Curator Nora Sternfeld introduces the artist Martin Krenn

Nora Sternfeld. Photo: Mikko Raskinen.Nora Sternfeld is Professor for Curating and Mediating Art at the Aalto University Helsinki and part of the platform schnittpunkt. Exhibition theory & practice in Vienna.

The film “Feld-Herren Revisited” discusses the historical roots of participatory and propagandist art. The video exposes the connections between artistic research and political engagement and of their related aesthetics. “Feld-Herren Revisited” is a slide show montage that consists exclusively of film stills from Sergei Eisenstein’s “The General Line” and text quotations from Sergei Tretyakov’s novel Feld-Herren as well as Walter Benjamin’s essay ” The author as a producer.” Although originally without context, the iconic movie images of the rural areas of the USSR convincingly integrate themselves in the text extracts of Tretyakov’s novel and Benjamin’s essay. The video gradually decodes the relationships between the sources used and their potentials, but it also exposes the inherent dangers found in them. (Martin Krenn)

In the skype conversation I had with Nora Sternfeld we discussed the lecture performance “Feld-Herren Revisited” by artist Martin Krenn. This, indeed, is the work she has selected for the curatorial project “Virtual vs Real” taking place in this online platform. What follows is the transcription of the conversation and the Italian translation. (TC)

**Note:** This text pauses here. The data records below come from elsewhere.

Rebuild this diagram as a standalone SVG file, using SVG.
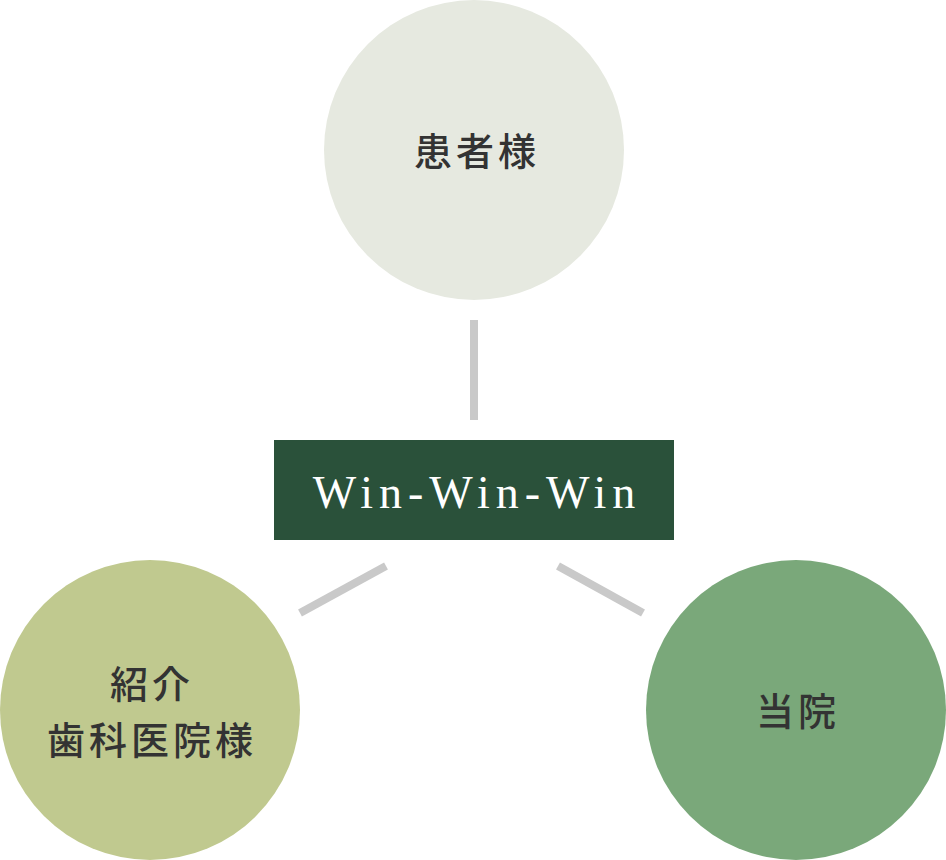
<svg xmlns="http://www.w3.org/2000/svg" width="946" height="860" viewBox="0 0 946 860">
<style>
.jp{font-family:"Noto Sans CJK JP","Noto Sans",sans-serif;font-size:38px;fill:#333333;letter-spacing:4px;text-anchor:middle;font-weight:500}
.win{font-family:"Liberation Serif","DejaVu Serif",serif;font-size:46px;fill:#ffffff;letter-spacing:6px;text-anchor:middle}
.conn{stroke:#c9c9c9;stroke-width:8;fill:none}
</style>
<rect width="946" height="860" fill="#ffffff"/>
<g id="connectors">
<line class="conn" x1="474" y1="320" x2="474" y2="420"/>
<line class="conn" x1="300" y1="613" x2="386" y2="566"/>
<line class="conn" x1="558" y1="566" x2="643" y2="613"/>
</g>
<g id="patient">
<circle cx="474" cy="150" r="150" fill="#e6e9e0"/>
<text class="jp" x="477" y="165">患者様</text>
</g>
<g id="center">
<rect x="274" y="440" width="400" height="100" fill="#2a513a"/>
<text class="win" x="477" y="508">Win-Win-Win</text>
</g>
<g id="referral">
<circle cx="150" cy="710" r="150" fill="#c0c98f"/>
<text class="jp" x="152" y="698">紹介</text>
<text class="jp" x="152" y="754">歯科医院様</text>
</g>
<g id="clinic">
<circle cx="796" cy="710" r="150" fill="#7aa87a"/>
<text class="jp" x="798" y="725">当院</text>
</g>
</svg>
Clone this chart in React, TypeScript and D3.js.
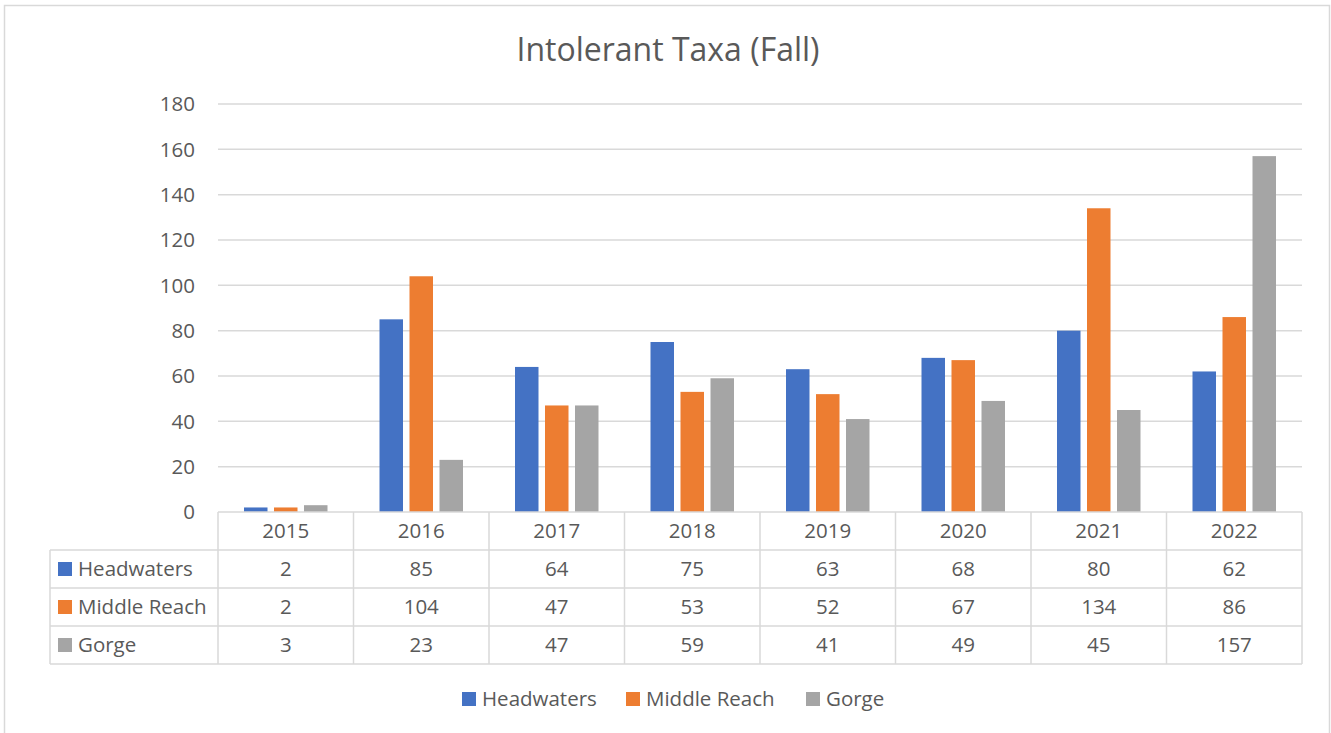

Curator Nora Sternfeld introduces the artist Martin Krenn

Conversation transcription below

Tiziana Casapietra: I would like you to tell us why you have selected Martin Krenn and his lecture performance “Feld-Herren revisited” for this project.
Nora Sternfeld: Martin Krenn is an artist that I’ve known for a long time and that I’ve been working with in several projects. He is an artist that I appreciate very much; he is someone who has always been examining and discussing social political topics in his work and investigating issues that he is not afraid to take on, as difficult as they might be. There are also a lot of things that makes it really worthwhile working with him: one is that in his practice he never only thinks about the political situation, but also about the possible means of collaboration and participation. This means that whenever we work together it would really be about an open outcome and always, whenever I’ve worked with him, I’ve learnt a lot – after I would know much more than before. For this reason, I really wanted to use the opportunity of being invited by you for this project, to ask him to collaborate again. And then he suggested contributing with a lecture-performance, and I thought this may be a good idea because it was relevant to the project medium, which is an internet medium, based on conversations as we are having right now. When we will see Martin in his work, talking and giving a lecture, we will see him bringing himself into the project. I think it is quite logical: we can see the artist, we can see him talking, and we can see him presenting one of his investigations. So I thought it is a very good idea. And now let me tell you what he suggested to talk about, what he wants to present in this project. In order to do that, he finds resources and he looks at things that maybe we have not discussed so much in the last years, and he also looks at the problems that are within his artistic practice. I think, again, this was a very brave suggestion and I liked it very much. I really think that it’s worth much more to see the lecture performance than to see the interview that we are doing now, so whoever looks, please go and see it, maybe again!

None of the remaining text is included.